══ Collected material ══

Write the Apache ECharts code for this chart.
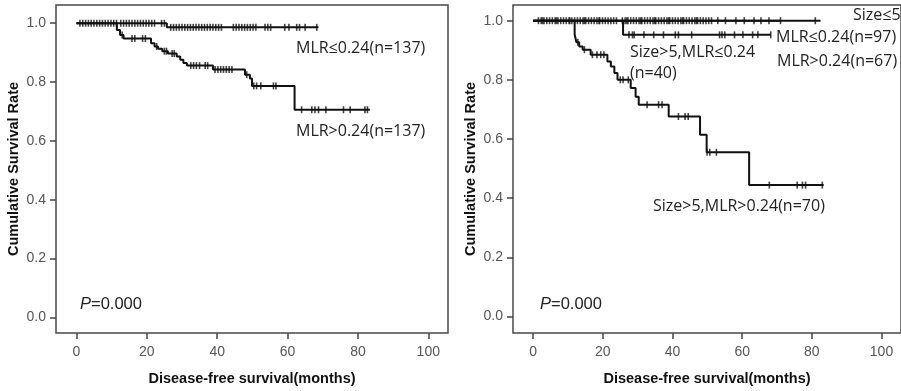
<!DOCTYPE html>
<html>
<head>
<meta charset="utf-8">
<script src="https://cdn.jsdelivr.net/npm/echarts@6/dist/echarts.min.js"></script>
<style>html,body{margin:0;padding:0;background:#fff}#c{width:901px;height:391px}</style>
</head>
<body>
<div id="c"></div>
<script>
// ---- tick labels ----
const xTicks = [0, 20, 40, 60, 80, 100];
const yTicks = [0, 0.2, 0.4, 0.6, 0.8, 1.0];

// ---- Left panel: MLR≤0.24 ----
const L1_times = [0, 25.7, 68.8];
const L1_surv  = [1, 0.986, 0.986];
const L1_cens  = [1,1.8,2.6,3.4,4.2,5,5.8,6.6,7.4,8.2,9,9.8,10.6,11.4,12.6,13.4,14.2,15,15.8,16.6,17.4,18.2,19,19.8,20.6,21.4,22.2,24.2,25,
                  26.8,27.6,28.4,29.2,30,30.8,31.6,32.4,33.2,34,34.8,35.6,36.4,37.2,38,38.8,39.6,40.4,41.2,44.6,45.4,46.2,47,47.8,48.6,49.4,50.2,51,53.6,54.4,55.2,59.2,60.4,62.6,63.4,65,68.3];
// ---- Left panel: MLR>0.24 ----
const L2_times = [0, 11.5, 12.4, 13.4, 21.2, 22.2, 23.2, 24.4, 26, 28.5, 29.5, 30.4, 31.4, 38.8, 47.9, 49.3, 49.9, 62, 83.4];
const L2_surv  = [1, 0.977, 0.96, 0.948, 0.932, 0.921, 0.913, 0.905, 0.897, 0.887, 0.876, 0.865, 0.856, 0.843, 0.825, 0.812, 0.787, 0.706, 0.706];
const L2_cens  = [13, 15.8, 16.6, 18.8, 19.6, 22.8, 25, 25.6, 27.2, 27.8, 32.5, 33.3, 34.1, 35, 36.6, 37.3, 39.4, 40.2, 41, 41.8, 42.6, 43.4, 44.2, 48.4,
                  50.4, 51.2, 52.4, 56, 56.7, 64, 66.9, 67.8, 68.8, 70.9, 75.9, 77.8, 82, 82.7];

// ---- Right panel: Size≤5, MLR≤0.24 (n=97) ----
const R1_times = [0, 82.5];
const R1_surv  = [1, 1];
const R1_cens  = [1.5,2.3,3.1,3.9,4.7,5.5,6.3,7.1,7.9,8.7,9.5,10.3,11.1,11.9,12.7,13.5,14.3,15.1,15.9,16.7,17.5,18.3,19.1,19.9,20.7,21.5,22.3,23.1,23.9,
                  25.6,26.4,27.2,28,28.8,29.6,30.4,31.2,32,32.8,33.6,34.4,35.2,36,36.8,37.6,38.4,39.2,40,40.8,41.6,42.4,43.2,44,44.8,45.6,46.4,47.2,48,48.8,49.6,50.4,51.2,53,55.2,
                  58.2,60.6,63.4,65.4,67.7,81];
// ---- Right panel: Size≤5, MLR>0.24 (n=67) ----
const R2_times = [0, 71];
const R2_surv  = [1, 1];
const R2_cens  = [2.7, 6.7, 10.5, 14.7, 18.9, 26.9, 30.9, 34.9, 38.9, 42.9, 46.9, 71];
// ---- Right panel: Size>5, MLR≤0.24 (n=40) ----
const R3_times = [0, 25.8, 68.2];
const R3_surv  = [1, 0.952, 0.952];
const R3_cens  = [27.5, 28.5, 29, 31.8, 34.6, 37.4, 40.8, 41.7, 45.5, 53.5, 54.2, 55, 57.8, 60.2, 63, 64.5, 68.2];
// ---- Right panel: Size>5, MLR>0.24 (n=70) ----
const R4_times = [0, 11.9, 12.4, 13.2, 14.2, 16.5, 21.3, 22.3, 23.3, 24.2, 28, 29.4, 30.3, 38.9, 47.9, 49.8, 62, 83.4];
const R4_surv  = [1, 0.953, 0.927, 0.913, 0.902, 0.885, 0.862, 0.845, 0.823, 0.8, 0.772, 0.743, 0.716, 0.676, 0.614, 0.555, 0.444, 0.444];
const R4_cens  = [12.8, 14.7, 17, 18.3, 19.4, 20.3, 25, 25.8, 27.3, 32.7, 36, 37, 41.7, 43.6, 44.5, 49.9, 50.7, 52.6, 67.8, 75.8, 77.3, 78.2, 83];

// ---- helpers ----
function curve(times, surv) { return times.map((t, i) => [t, surv[i]]); }
function stepAt(times, surv, t) { let s = surv[0]; for (let i = 0; i < times.length; i++) if (times[i] <= t) s = surv[i]; return s; }
function cens(times, surv, ct) { return ct.map(t => [t, stepAt(times, surv, t)]); }

const INK = '#111';
function lineS(idx, times, surv) {
  return { type: 'line', xAxisIndex: idx, yAxisIndex: idx, data: curve(times, surv), step: 'end',
    showSymbol: false, symbol: 'none', lineStyle: { color: INK, width: 2 }, itemStyle: { color: INK }, z: 3 };
}
function censS(idx, times, surv, ct) {
  return { type: 'scatter', xAxisIndex: idx, yAxisIndex: idx, data: cens(times, surv, ct),
    symbol: 'rect', symbolSize: [1.6, 7], itemStyle: { color: INK }, z: 4 };
}

const axisFont = { color: '#555', fontSize: 14, fontFamily: 'Liberation Sans, Arial, sans-serif' };
const titleFont = { color: '#111', fontSize: 14.5, fontWeight: 'bold', fontFamily: 'Liberation Sans, Arial, sans-serif' };
function xAx(gi) {
  return { type: 'value', gridIndex: gi, min: -5.8, max: 105.6,
    name: 'Disease-free survival(months)', nameLocation: 'middle', nameGap: 38,
    nameTextStyle: titleFont,
    axisLine: { show: false, onZero: false }, splitLine: { show: false },
    axisTick: { show: true, inside: false, length: 6, customValues: xTicks, lineStyle: { color: '#444', width: 1.5 } },
    axisLabel: Object.assign({ customValues: xTicks, margin: 12, formatter: v => String(Math.round(v)) }, axisFont) };
}
function yAx(gi, mn, mx) {
  return { type: 'value', gridIndex: gi, min: mn, max: mx,
    name: 'Cumulative Survival Rate', nameLocation: 'middle', nameGap: 35, nameRotate: 90,
    nameTextStyle: titleFont,
    axisLine: { show: false, onZero: false }, splitLine: { show: false },
    axisTick: { show: true, inside: false, length: 6, customValues: yTicks, lineStyle: { color: '#444', width: 1.5 } },
    axisLabel: Object.assign({ customValues: yTicks, margin: 10, formatter: v => v.toFixed(1) }, axisFont) };
}

const annFont = 'Open Sans, Noto Sans, sans-serif';
function ann(text, x, y) {
  return { type: 'text', x: x, y: y, z: 10, style: { text: text, fill: '#222', fontSize: 16, fontFamily: annFont, verticalAlign: 'middle' } };
}
function pAnn(x, y) {
  return { type: 'text', x: x, y: y, z: 10, style: { text: '{i|P}=0.000', fill: '#222', fontSize: 16.5,
    fontFamily: 'Liberation Sans, Arial, sans-serif', verticalAlign: 'middle',
    rich: { i: { fontStyle: 'italic', fontSize: 16.5, fontFamily: 'Liberation Sans, Arial, sans-serif', fill: '#222' } } } };
}

const option = {
  animation: false,
  backgroundColor: '#fff',
  grid: [
    { left: 56, top: 5, width: 392, height: 329, show: true, borderColor: '#4a4a4a', borderWidth: 1.5 },
    { left: 513, top: 5, width: 392, height: 328, show: true, borderColor: '#4a4a4a', borderWidth: 1.5 }
  ],
  xAxis: [xAx(0), xAx(1)],
  yAxis: [yAx(0, -0.053, 1.062), yAx(1, -0.056, 1.053)],
  series: [
    lineS(0, L1_times, L1_surv), censS(0, L1_times, L1_surv, L1_cens),
    lineS(0, L2_times, L2_surv), censS(0, L2_times, L2_surv, L2_cens),
    lineS(1, R1_times, R1_surv), censS(1, R1_times, R1_surv, R1_cens),
    lineS(1, R2_times, R2_surv), censS(1, R2_times, R2_surv, R2_cens),
    lineS(1, R3_times, R3_surv), censS(1, R3_times, R3_surv, R3_cens),
    lineS(1, R4_times, R4_surv), censS(1, R4_times, R4_surv, R4_cens)
  ],
  graphic: [
    ann('MLR≤0.24(n=137)', 296, 48),
    ann('MLR>0.24(n=137)', 296, 131),
    pAnn(80, 304.5),
    ann('Size≤5', 853, 15.5),
    ann('MLR≤0.24(n=97)', 776, 37.5),
    ann('MLR>0.24(n=67)', 777, 61.5),
    ann('Size>5,MLR≤0.24', 630, 52.5),
    ann('(n=40)', 630, 73),
    ann('Size>5,MLR>0.24(n=70)', 653, 206.5),
    pAnn(540, 304.5)
  ]
};
const chart = echarts.init(document.getElementById('c'), null, { renderer: 'canvas' });
chart.setOption(option);
</script>
</body>
</html>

═══

**What this task involves**
The lines from the start of the data through the line that contains "const yTicks = [0, 0.2, 0.4, 0.6, 0.8, 1.0];" are to be returned exactly, please, with both ends included and every picture left out.

**Final result**
Write the Apache ECharts code for this chart.
<!DOCTYPE html>
<html>
<head>
<meta charset="utf-8">
<script src="https://cdn.jsdelivr.net/npm/echarts@6/dist/echarts.min.js"></script>
<style>html,body{margin:0;padding:0;background:#fff}#c{width:901px;height:391px}</style>
</head>
<body>
<div id="c"></div>
<script>
// ---- tick labels ----
const xTicks = [0, 20, 40, 60, 80, 100];
const yTicks = [0, 0.2, 0.4, 0.6, 0.8, 1.0];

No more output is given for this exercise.